The New Cambridge History of the Bible is a four-volume scholarly project on the history of the use and abuse of the Bible. It is a model for how humans reflect and update their view of authority in their spiritual lives, a model which should be applied to all religious traditions.
It incorporates the insights of new historical scholarship on those decades and the fruits of new methods in the study of the Christian Bible, and it reflects the broad perspectives of eminent scholars and the work of a careful editor, Euan Cameron, from Union Theological Seminary in New York City.
This volume was widely anticipated by Quaker scholars, because it addresses the use of the Bible during the period that covers the innovation of the Quaker founders and the Quaker movement in its early years in the 1650s in Britain.
As a Quaker, I hoped for more than I received, but what I received was illuminating. I learned about the cultural imperialism of this period 1450-1750, reflecting the belief that the Christian message was the peculiar and special property of the peoples of Europe and, therefore, the motivation for spreading this property partnered with superior European culture.
Volume 3 focuses on the western Church’s recovery of the biblical text in its original languages, and its translation of those texts into various vernacular languages, mostly under the influence of the Protestant Reformation. While this translation process created controversies, it also helped the Church to understand the nuances of the prized texts.
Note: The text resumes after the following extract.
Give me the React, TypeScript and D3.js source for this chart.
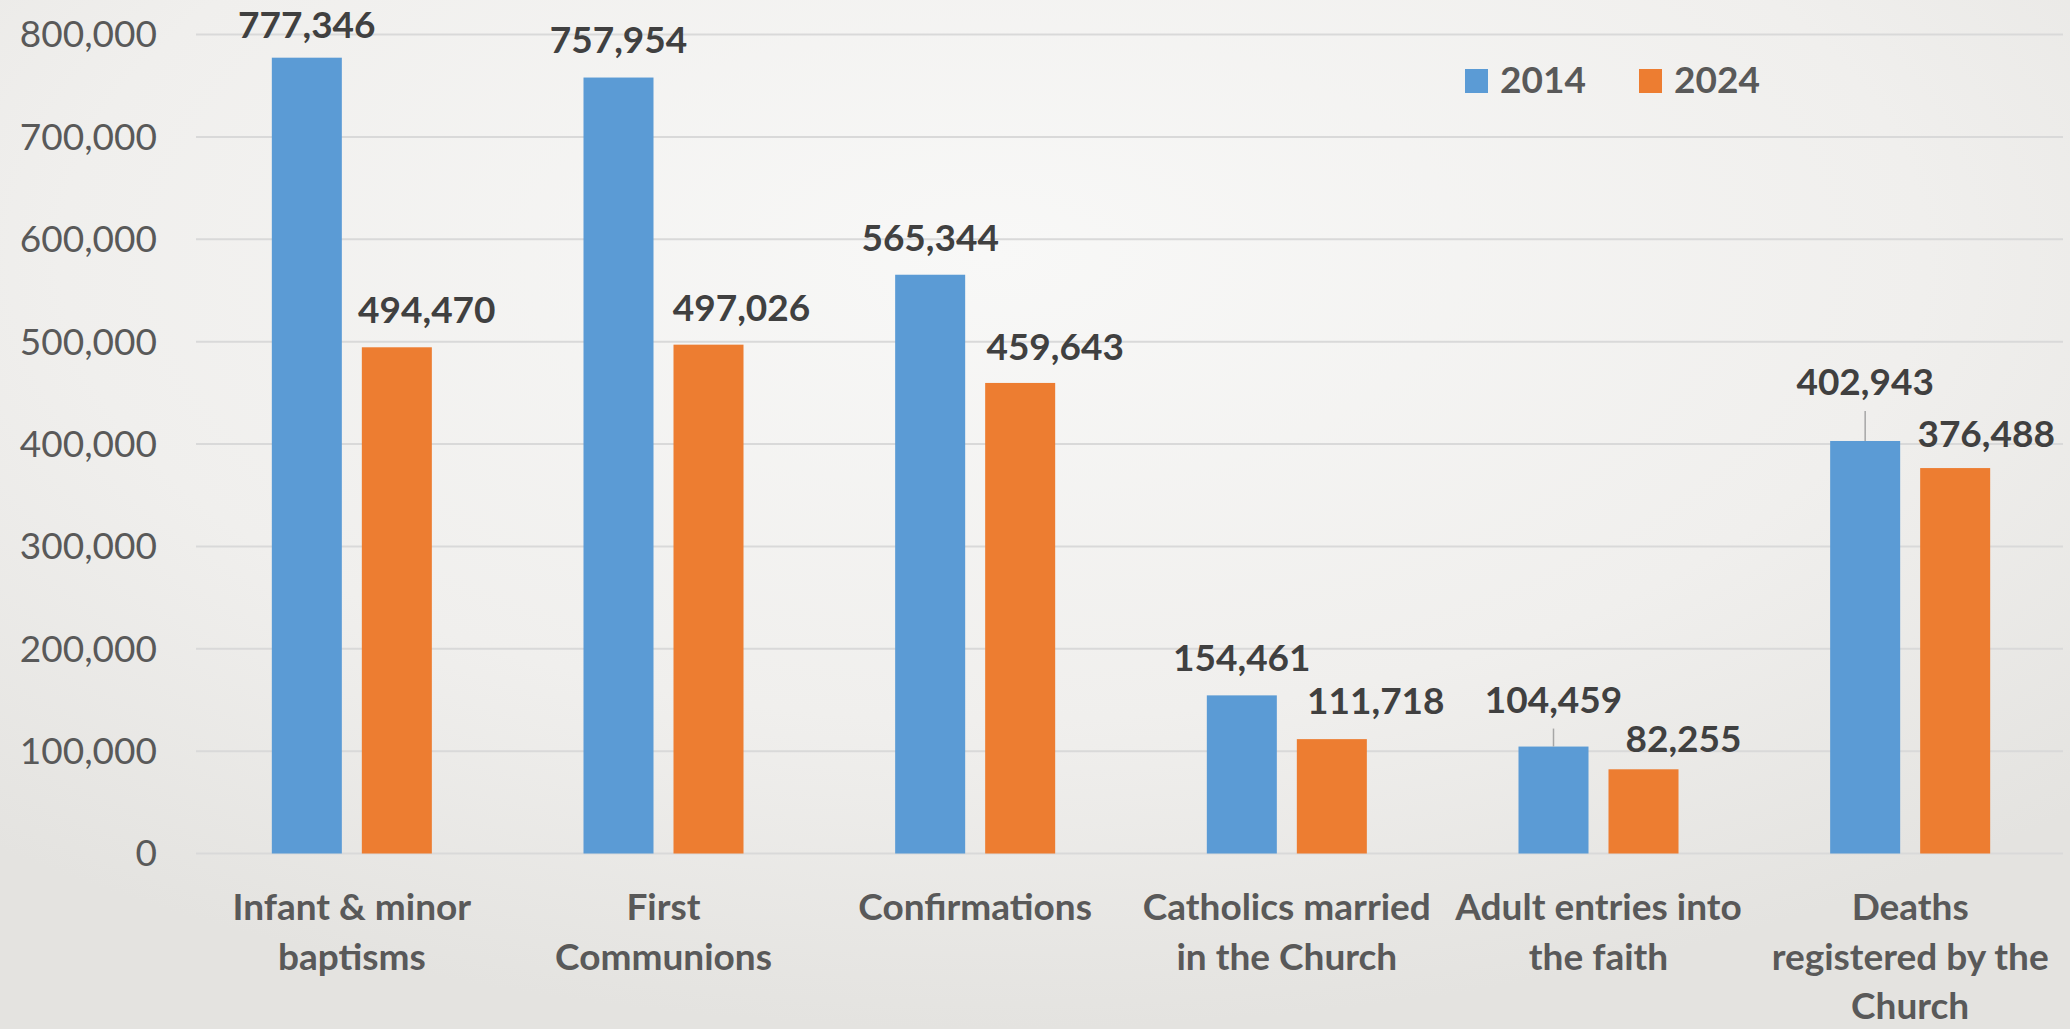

My disappointment with this volume is that the whole Quaker movement is managed in one reference on one page. Actually, it is less than one page. Quakers receive this side comment as an illustration of the use of the Bible in worship as a preparation for spiritual worship. Here is the sole Quaker reference:
In England the late sixteenth century saw the rise of Independent or Separatist groups…. Here it would seem that Scripture reading was a preliminary to ‘spiritual worship,’ when all books, including the Bible itself, were laid aside. The logic of this type of thinking is seen in Quaker worship, where eventually the whole gathering is in silence, and the Bible read if the Spirit prompted a worshipper to read a passage. (p. 574-5)
This comment is authored by Bryan D. Spinks of Yale Divinity School in the chapter titled “The Bible in liturgy and worship, c. 1500-1750 (Chapter 24).”
Despite the short reference, the statement about Quaker use of the Bible is substantially true, if not complete. What is missing is clear acknowledgement of the particular innovation of Quakers, namely, the integration of the Bible not only into the larger Christian tradition, but also into a diversity of wider sources of spiritual authority along with experience and reason.
X says this. Y says that. What can you say from your experience?
The Quaker founders shifted the use of the Bible, letting it become their primary witness among several important sources of authority for understanding reality and guiding practice. Today, this Quaker contribution is mirrored in all Christian traditions.
In his Afterword, Editor Euan Cameron ends Volume 3 with this summary observation:
All these struggles testify that the Bible, wherever it was brought and however it was presented, confronted its hearers and its readers with deep challenges in faith and ethics. Many then and since have found themselves compelled to respond to those challenges. (p. 849)
The Quakers did and do also.
The New Cambridge History of the Bible is clearly the most authoritative treatment of the history of the Bible in our generation. It is also thoughtful and descriptive of the sweep of ideas and uses of the Bible, grander than you will find anywhere. The purchase price is not cheap, but the read is deeply edifying and sobering.